I cannot tell a lie and claim that my two years serving Her Majesty in the Royal Air Force, starting as an Aircraftsman 2nd class and rising to the dizzying heights of Senior Aircraftsman, was all unalloyed delight, but one of the positives was that it enabled me to make journeys by train quite regularly I would not have otherwise done; one within five days of donning RAF battle dress blue on three branch lines now gone for ever; plus, later more which I could easily have experienced, but didn't.
I was summoned to take up arms in January 1956 and, having made my way by Southern Electric and the London Underground from my home at Thornton Heath to St. Pancras, there I boarded a Derbybound train, alighting at Bedford. This was hauled by a ‘Jubilee’ 4-6-0. I was never much taken by the’ Jubilees’ which I tended to regard as green-painted Stanier ‘Black Fives’ with nameplates. Pure, biased nonsense, but that's we juvenile trainspotters for you. Likewise on my many trainspotting expeditions to London in steam days I was somewhat dismissive of St. Pancras. for in those days it struck me as gloomy and neglected; no-one seemed much to care for it – about as different from its present glory days as you can imagine.

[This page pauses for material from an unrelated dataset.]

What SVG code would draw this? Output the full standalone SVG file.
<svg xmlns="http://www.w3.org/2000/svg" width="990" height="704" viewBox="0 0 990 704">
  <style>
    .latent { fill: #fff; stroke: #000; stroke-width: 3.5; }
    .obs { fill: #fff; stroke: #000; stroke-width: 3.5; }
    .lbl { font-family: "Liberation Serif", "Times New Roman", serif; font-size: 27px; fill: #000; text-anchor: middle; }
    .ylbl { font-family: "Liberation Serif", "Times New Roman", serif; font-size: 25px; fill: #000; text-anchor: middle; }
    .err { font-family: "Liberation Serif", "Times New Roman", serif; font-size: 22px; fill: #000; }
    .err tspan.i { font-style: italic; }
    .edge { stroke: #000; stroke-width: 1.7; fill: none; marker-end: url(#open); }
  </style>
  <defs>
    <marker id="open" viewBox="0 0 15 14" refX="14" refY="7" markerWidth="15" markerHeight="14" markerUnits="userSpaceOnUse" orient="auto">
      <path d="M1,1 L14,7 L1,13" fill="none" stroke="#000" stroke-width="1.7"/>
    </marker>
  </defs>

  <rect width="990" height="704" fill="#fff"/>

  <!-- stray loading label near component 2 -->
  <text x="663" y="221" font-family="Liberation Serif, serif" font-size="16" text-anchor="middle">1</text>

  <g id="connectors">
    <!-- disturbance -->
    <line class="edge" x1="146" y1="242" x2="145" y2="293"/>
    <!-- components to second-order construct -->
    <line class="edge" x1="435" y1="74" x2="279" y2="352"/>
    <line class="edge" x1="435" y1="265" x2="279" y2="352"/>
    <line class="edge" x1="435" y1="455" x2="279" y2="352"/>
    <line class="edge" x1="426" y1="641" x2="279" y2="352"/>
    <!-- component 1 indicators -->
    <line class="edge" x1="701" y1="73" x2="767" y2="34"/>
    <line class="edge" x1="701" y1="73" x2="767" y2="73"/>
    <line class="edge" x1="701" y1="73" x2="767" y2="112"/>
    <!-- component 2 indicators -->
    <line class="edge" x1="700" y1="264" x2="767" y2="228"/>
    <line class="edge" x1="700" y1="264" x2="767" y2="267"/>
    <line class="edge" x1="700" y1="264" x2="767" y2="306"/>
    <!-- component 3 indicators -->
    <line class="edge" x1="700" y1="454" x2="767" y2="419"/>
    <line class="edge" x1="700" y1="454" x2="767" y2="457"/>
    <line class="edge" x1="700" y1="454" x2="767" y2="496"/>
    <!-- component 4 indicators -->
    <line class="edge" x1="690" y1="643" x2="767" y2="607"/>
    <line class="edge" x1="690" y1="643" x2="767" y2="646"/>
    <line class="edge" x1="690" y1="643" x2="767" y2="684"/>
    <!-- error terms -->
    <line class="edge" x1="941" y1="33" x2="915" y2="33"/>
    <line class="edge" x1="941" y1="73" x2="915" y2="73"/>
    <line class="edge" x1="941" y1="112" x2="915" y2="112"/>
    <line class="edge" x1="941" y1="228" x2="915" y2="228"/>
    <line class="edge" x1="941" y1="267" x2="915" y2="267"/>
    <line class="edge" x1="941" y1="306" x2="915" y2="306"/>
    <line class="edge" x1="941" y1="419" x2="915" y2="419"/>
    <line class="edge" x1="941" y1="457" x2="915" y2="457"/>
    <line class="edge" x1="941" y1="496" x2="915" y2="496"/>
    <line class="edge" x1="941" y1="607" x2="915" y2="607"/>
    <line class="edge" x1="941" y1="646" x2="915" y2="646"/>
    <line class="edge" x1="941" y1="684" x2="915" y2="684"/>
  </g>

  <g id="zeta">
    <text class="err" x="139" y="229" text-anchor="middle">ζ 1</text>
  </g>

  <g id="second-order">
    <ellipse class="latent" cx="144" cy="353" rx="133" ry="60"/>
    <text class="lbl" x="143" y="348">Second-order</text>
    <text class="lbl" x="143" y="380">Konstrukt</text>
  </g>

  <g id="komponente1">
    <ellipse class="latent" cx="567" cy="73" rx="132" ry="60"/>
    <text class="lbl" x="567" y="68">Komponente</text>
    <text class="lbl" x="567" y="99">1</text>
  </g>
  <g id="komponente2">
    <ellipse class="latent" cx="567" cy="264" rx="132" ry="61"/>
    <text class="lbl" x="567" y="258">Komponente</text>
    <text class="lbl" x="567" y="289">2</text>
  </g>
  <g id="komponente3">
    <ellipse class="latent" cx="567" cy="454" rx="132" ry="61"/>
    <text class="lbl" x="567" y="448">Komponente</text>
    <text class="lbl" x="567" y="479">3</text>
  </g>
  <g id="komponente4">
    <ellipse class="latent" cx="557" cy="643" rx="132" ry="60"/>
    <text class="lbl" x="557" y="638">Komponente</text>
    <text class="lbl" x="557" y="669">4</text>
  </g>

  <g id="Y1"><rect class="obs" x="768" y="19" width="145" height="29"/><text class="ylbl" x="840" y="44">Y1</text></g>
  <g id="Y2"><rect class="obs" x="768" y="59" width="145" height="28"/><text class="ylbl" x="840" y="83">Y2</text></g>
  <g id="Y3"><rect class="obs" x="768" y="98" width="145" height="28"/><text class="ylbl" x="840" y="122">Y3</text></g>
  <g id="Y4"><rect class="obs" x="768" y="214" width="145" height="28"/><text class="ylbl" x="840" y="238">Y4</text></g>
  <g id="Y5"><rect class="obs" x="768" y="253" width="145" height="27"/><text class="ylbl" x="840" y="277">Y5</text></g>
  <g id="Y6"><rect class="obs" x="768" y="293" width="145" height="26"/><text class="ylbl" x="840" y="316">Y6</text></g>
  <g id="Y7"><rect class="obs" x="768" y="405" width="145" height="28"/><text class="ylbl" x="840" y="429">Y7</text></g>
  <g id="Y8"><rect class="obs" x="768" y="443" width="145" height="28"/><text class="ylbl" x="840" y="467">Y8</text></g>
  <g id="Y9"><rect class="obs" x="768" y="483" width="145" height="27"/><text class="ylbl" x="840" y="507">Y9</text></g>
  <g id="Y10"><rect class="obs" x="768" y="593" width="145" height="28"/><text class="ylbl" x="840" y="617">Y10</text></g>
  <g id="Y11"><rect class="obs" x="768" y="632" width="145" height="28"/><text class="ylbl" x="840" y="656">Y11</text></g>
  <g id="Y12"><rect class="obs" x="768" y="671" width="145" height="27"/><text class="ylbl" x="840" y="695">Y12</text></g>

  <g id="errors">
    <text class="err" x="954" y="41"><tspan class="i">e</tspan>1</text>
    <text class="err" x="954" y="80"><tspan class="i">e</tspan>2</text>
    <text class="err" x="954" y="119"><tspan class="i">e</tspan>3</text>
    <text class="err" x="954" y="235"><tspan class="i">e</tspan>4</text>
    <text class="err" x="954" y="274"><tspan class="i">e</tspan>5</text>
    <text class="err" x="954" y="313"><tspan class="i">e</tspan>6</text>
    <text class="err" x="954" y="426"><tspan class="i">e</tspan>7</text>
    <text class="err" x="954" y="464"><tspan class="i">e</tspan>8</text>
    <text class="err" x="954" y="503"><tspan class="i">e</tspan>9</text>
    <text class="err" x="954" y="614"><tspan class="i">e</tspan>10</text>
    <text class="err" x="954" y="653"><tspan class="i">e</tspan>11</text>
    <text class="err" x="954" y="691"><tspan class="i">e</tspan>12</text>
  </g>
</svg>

I doubt if anyone looked forward to being dragged from their mother's loving arms and sent to confront the enemy, whoever and wherever that might be, and the conversation amongst us on that initial journey was a mixture of bravado and apprehension. At Bedford we exchanged the relative comfort of a second class compartment in a BR MkI for the back ofNo.2 Recruitment Centre Cardington and spent the next seven days beginning the process of conversion to ruthless fighting machines. Little did I realise that, when qualified, I would find myself in charge of an Imperial, which was not a state-of -he art flying machine, but a typewriter, left over from the Second, and even possibly the First, World War.